Frères algériens, les milliers d’Algériens tombés sur les champs de bataille ne sont pas morts en vain. N’est-il pas vrai qu’ils ont rendu à notre belle patrie, l’Afrique, une partie de ses terres spoliées pendant cinquante ans ? Qui peut encore l’ignorer ?? C’est grâce à vous, frères algériens, par l’exemple des dignes pionniers que vous êtes, que les mouvements populaires Africains se sont engagés dans la lutte pour la libération du territoire national. Justice devait vous être rendue. Aussi, notre gratitude est immense, exprimée par la solidarité inconditionnelle de la République du Mali avec les frères de l’Algérie combattante. Cela témoigne de l’immensité de notre joie face à la victoire de ceux avec qui, depuis 1960, le peuple malien se sent solidaire.
La victoire du Front de libération nationale, qui a réussi à faire respecter la souveraineté et l’intégrité de l’Algérie africaine, est aussi la victoire de tous ceux qui, comme les Maliens, n’ont ménagé aucun effort pour assurer son succès. C’est une victoire pour le Front de libération algérien, une victoire pour l’Afrique combattante, mais aussi une victoire pour les peuples épris de paix, et en premier lieu le peuple français, qui voit ainsi cesser les sacrifices inutiles de ses soldats et de sa jeunesse, ainsi que le fardeau financier qui en découlait.
Discours prononcé à l’occasion de la revalorisation de la profession enseignante au Mali, le 19 juillet 1962 : Maliennes et Maliens, Chers Camarades,
Mes propos de ce jeudi s’adressent certes à vous tous, mais plus particulièrement à ceux d’entre vous qui sont les artisans de la culture et du progrès, ceux sans qui il n’y a pas de savoir, et qui ont la responsabilité de guider les pas du jeune Malien, héritier de notre glorieux passé, sur la voie de l’honneur et de la culture. C’est à vous, chers enseignants, qui accomplissez une mission noble, exaltante, mais difficile et souvent ingrate, souvent avec pour seule récompense la satisfaction du devoir accompli, que le Parti, en accord avec tous les travailleurs, a décidé d’accorder sa première attention en procédant à la revalorisation de votre profession.

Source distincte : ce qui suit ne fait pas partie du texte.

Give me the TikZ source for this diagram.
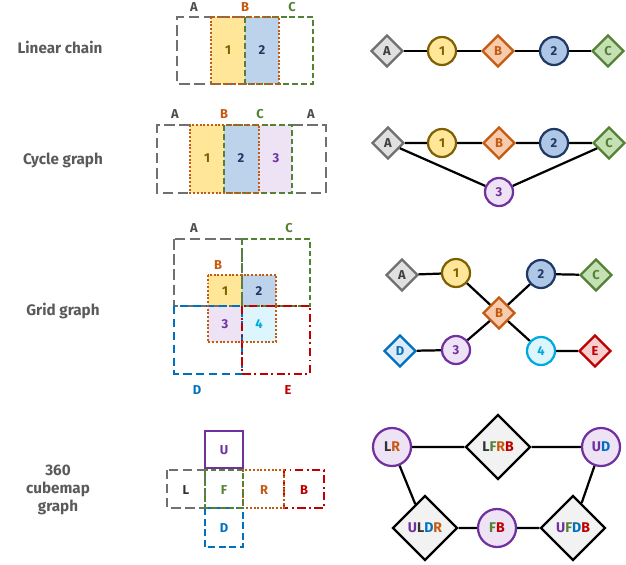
\documentclass[tikz,border=0pt]{standalone}
\usepackage{fontspec}
\setmainfont{Fira Sans}
\usetikzlibrary{shapes.geometric}
\definecolor{cgray}{HTML}{707070}
\definecolor{corange}{HTML}{C55A11}
\definecolor{cgreen}{HTML}{548235}
\definecolor{cpurple}{HTML}{7030A0}
\definecolor{cblue}{HTML}{0070C0}
\definecolor{cred}{HTML}{C00000}
\definecolor{cnavy}{HTML}{1F3864}
\definecolor{colive}{HTML}{7F6000}
\definecolor{ccyan}{HTML}{00A8E0}
\definecolor{fyellow}{HTML}{FFE699}
\definecolor{fblue}{HTML}{BDD3EC}
\definecolor{flav}{HTML}{EEE3F5}
\definecolor{fcyan}{HTML}{DDF5FC}
\definecolor{fgray}{HTML}{E0E0E0}
\definecolor{forange}{HTML}{F8CBAD}
\definecolor{fgreen}{HTML}{C5E0B4}
\definecolor{fdblue}{HTML}{AFC7E6}
\definecolor{fred}{HTML}{F8CFCF}
\definecolor{fltblue}{HTML}{DDEBF7}
\definecolor{fwhite}{HTML}{F2F2F2}
\tikzset{
  lbl/.style={font=\fontsize{13}{15}\selectfont\bfseries, text=cgray!80!black, align=center},
  tag/.style={font=\fontsize{11}{12}\selectfont\bfseries},
  bx/.style={line width=1.9pt},
  ga/.style={bx, cgray, dash pattern=on 9pt off 4pt},
  ob/.style={bx, corange, dash pattern=on 1.6pt off 1.6pt},
  gc/.style={bx, cgreen, dash pattern=on 5pt off 2.5pt},
  bd/.style={bx, cblue, dash pattern=on 7pt off 4pt},
  re/.style={bx, cred, dash pattern=on 7pt off 3pt on 1.6pt off 3pt},
  dm/.style={diamond, aspect=1, draw, line width=1.9pt, minimum size=0.96cm, inner sep=0pt, font=\fontsize{11}{12}\selectfont\bfseries},
  cr/.style={circle, draw, line width=1.9pt, minimum size=0.84cm, inner sep=0pt, font=\fontsize{11}{12}\selectfont\bfseries},
  bigdm/.style={dm, minimum size=1.95cm, fill=fwhite, draw=black, font=\fontsize{12}{13}\selectfont\bfseries},
  bigcr/.style={cr, minimum size=1.14cm, fill=flav, draw=cpurple, font=\fontsize{12}{13}\selectfont\bfseries},
  ed/.style={line width=1.9pt, black},
}
\begin{document}
\begin{tikzpicture}[x=0.03cm, y=-0.03cm]
\useasboundingbox (0,0) rectangle (626,564);
% left labels
\node[lbl] (l1) at (60,47) {Linear chain};
\node[lbl] (l2) at (63,160) {Cycle graph};
\node[lbl] (l3) at (63,311) {Grid graph};
\node[lbl] (l4) at (58,490) {360\\cubemap\\graph};

% ---- linear chain tiles
\fill[fyellow] (211,17) rectangle (245,84);
\fill[fblue] (245,17) rectangle (279,84);
\draw[ga] (245,17) -- (177,17) -- (177,84) -- (245,84);
\draw[gc] (245,17) rectangle (313,84);
\draw[ob] (211,17) rectangle (279,84);
\node[tag, text=colive] (t1) at (228,50) {1};
\node[tag, text=cnavy] (t2) at (262,50) {2};
\node[tag, text=cgray!70!black] (ta) at (194,7) {A};
\node[tag, text=corange] (tb) at (245,7) {B};
\node[tag, text=cgreen] (tc) at (292,7) {C};

% ---- cycle tiles
\fill[fyellow] (190,125) rectangle (224,193);
\fill[fblue] (224,125) rectangle (259,193);
\fill[flav] (259,125) rectangle (292,193);
\draw[ga] (190,125) -- (157,125) -- (157,193) -- (190,193);
\draw[ga] (292,125) -- (326,125) -- (326,193) -- (292,193);
\draw[gc] (224,125) rectangle (292,193);
\draw[ob] (190,125) rectangle (259,193);
\node[tag, text=colive] (c1) at (207,158) {1};
\node[tag, text=cnavy] (c2) at (241,158) {2};
\node[tag, text=cpurple] (c3) at (276,158) {3};
\node[tag, text=cgray!70!black] (ca) at (175,114) {A};
\node[tag, text=corange] (cb) at (224,114) {B};
\node[tag, text=cgreen] (cc) at (260,114) {C};
\node[tag, text=cgray!70!black] (ca2) at (311,114) {A};

% ---- grid tiles
\fill[fyellow] (208,275) rectangle (242,306);
\fill[fblue] (242,275) rectangle (276,306);
\fill[flav] (208,306) rectangle (242,342);
\fill[fcyan] (242,306) rectangle (276,342);
\draw[ga] (174,239) rectangle (242,306);
\draw[gc] (242,239) rectangle (310,306);
\draw[bd] (174,306) rectangle (242,374);
\draw[re] (242,306) rectangle (310,374);
\draw[ob] (208,275) rectangle (276,342);
\node[tag, text=colive] (g1) at (225,291) {1};
\node[tag, text=cnavy] (g2) at (259,291) {2};
\node[tag, text=cpurple] (g3) at (225,324) {3};
\node[tag, text=ccyan] (g4) at (259,324) {4};
\node[tag, text=cgray!70!black] (ga) at (194,228) {A};
\node[tag, text=cgreen] (gc) at (289,228) {C};
\node[tag, text=corange] (gb) at (218,265) {B};
\node[tag, text=cblue] (gd) at (197,390) {D};
\node[tag, text=cred] (ge) at (288,390) {E};

% ---- cubemap tiles
\draw[bx, cpurple] (205,431) rectangle (243,468);
\draw[ga, dash pattern=on 8pt off 4pt] (167,470) rectangle (205,508);
\draw[re] (284,470) rectangle (324,508);
\draw[ob] (243,470) rectangle (284,508);
\draw[bd, dash pattern=on 6pt off 3pt] (205,508) rectangle (243,547);
\draw[gc] (205,470) rectangle (243,508);
\node[tag, text=cpurple] (mu) at (224,450) {U};
\node[tag, text=black!80] (ml) at (186,490) {L};
\node[tag, text=cgreen] (mf) at (224,490) {F};
\node[tag, text=corange] (mr) at (264,490) {R};
\node[tag, text=cred] (mb) at (304,490) {B};
\node[tag, text=cblue] (md) at (224,528) {D};

% ---- right: linear chain graph
\node[dm, fill=fgray, draw=cgray, text=black!75] (LA) at (387,51) {A};
\node[cr, fill=fyellow, draw=colive, text=colive] (L1) at (442,51) {1};
\node[dm, fill=forange, draw=corange, text=corange] (LB) at (498,51) {B};
\node[cr, fill=fdblue, draw=cnavy, text=cnavy] (L2) at (554,51) {2};
\node[dm, fill=fgreen, draw=cgreen, text=cgreen] (LC) at (608,51) {C};
\begin{scope}[on background layer/.style={}]
\end{scope}
\draw[ed] (LA) -- (L1) (L1) -- (LB) (LB) -- (L2) (L2) -- (LC);

% ---- right: cycle graph
\node[dm, fill=fgray, draw=cgray, text=black!75] (CA) at (388,143) {A};
\node[cr, fill=fyellow, draw=colive, text=colive] (C1) at (442,143) {1};
\node[dm, fill=forange, draw=corange, text=corange] (CB) at (499,143) {B};
\node[cr, fill=fdblue, draw=cnavy, text=cnavy] (C2) at (554,143) {2};
\node[dm, fill=fgreen, draw=cgreen, text=cgreen] (CC) at (609,143) {C};
\node[cr, fill=flav, draw=cpurple, text=cpurple] (C3) at (499,192) {3};
\draw[ed] (CA) -- (C1) (C1) -- (CB) (CB) -- (C2) (C2) -- (CC) (CA) -- (C3) (C3) -- (CC);

% ---- right: grid graph
\node[dm, fill=fgray, draw=cgray, text=black!75] (GA) at (402,275) {A};
\node[cr, fill=fyellow, draw=colive, text=colive] (G1) at (456,273) {1};
\node[dm, fill=forange, draw=corange, text=corange] (GB) at (499,313) {B};
\node[cr, fill=fdblue, draw=cnavy, text=cnavy] (G2) at (541,274) {2};
\node[dm, fill=fgreen, draw=cgreen, text=cgreen] (GC) at (596,275) {C};
\node[dm, fill=fltblue, draw=cblue, text=cblue] (GD) at (400,351) {D};
\node[cr, fill=flav, draw=cpurple, text=cpurple] (G3) at (456,350) {3};
\node[cr, fill=fcyan, draw=ccyan, text=ccyan] (G4) at (541,351) {4};
\node[dm, fill=fred, draw=cred, text=cred] (GE) at (595,351) {E};
\draw[ed] (GA) -- (G1) (G1) -- (GB) (GB) -- (G2) (G2) -- (GC)
  (GD) -- (G3) (G3) -- (GB) (GB) -- (G4) (G4) -- (GE);

% ---- right: cubemap graph
\node[bigcr] (LR) at (392,447) {\textcolor{black!80}{L}\textcolor{corange}{R}};
\node[bigdm] (LFRB) at (498,447) {\textcolor{black!80}{L}\textcolor{cgreen}{F}\textcolor{corange}{R}\textcolor{cred}{B}};
\node[bigcr] (UD) at (601,447) {\textcolor{cpurple}{U}\textcolor{cblue}{D}};
\node[bigdm] (ULDR) at (425,528) {\textcolor{cpurple}{U}\textcolor{black!80}{L}\textcolor{cblue}{D}\textcolor{corange}{R}};
\node[bigcr] (FB) at (497,528) {\textcolor{cgreen}{F}\textcolor{cred}{B}};
\node[bigdm] (UFDB) at (573,528) {\textcolor{cpurple}{U}\textcolor{cgreen}{F}\textcolor{cblue}{D}\textcolor{cred}{B}};
\draw[ed] (LR) -- (LFRB) (LFRB) -- (UD) (LR) -- (ULDR) (ULDR) -- (FB) (FB) -- (UFDB) (UFDB) -- (UD);
\end{tikzpicture}
\end{document}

Il y a trois ans, le Parti a décidé de promouvoir le travail agricole, qui demeure plus que jamais un impératif pour le développement économique de notre pays. La revalorisation du rôle de l’enseignant est également devenue aujourd’hui un impératif pour le développement national dans tous les secteurs. C’est pourquoi, sans minimiser la valeur des autres professions, le Parti a décidé d’accorder des avantages particuliers aux enseignants à tous les niveaux.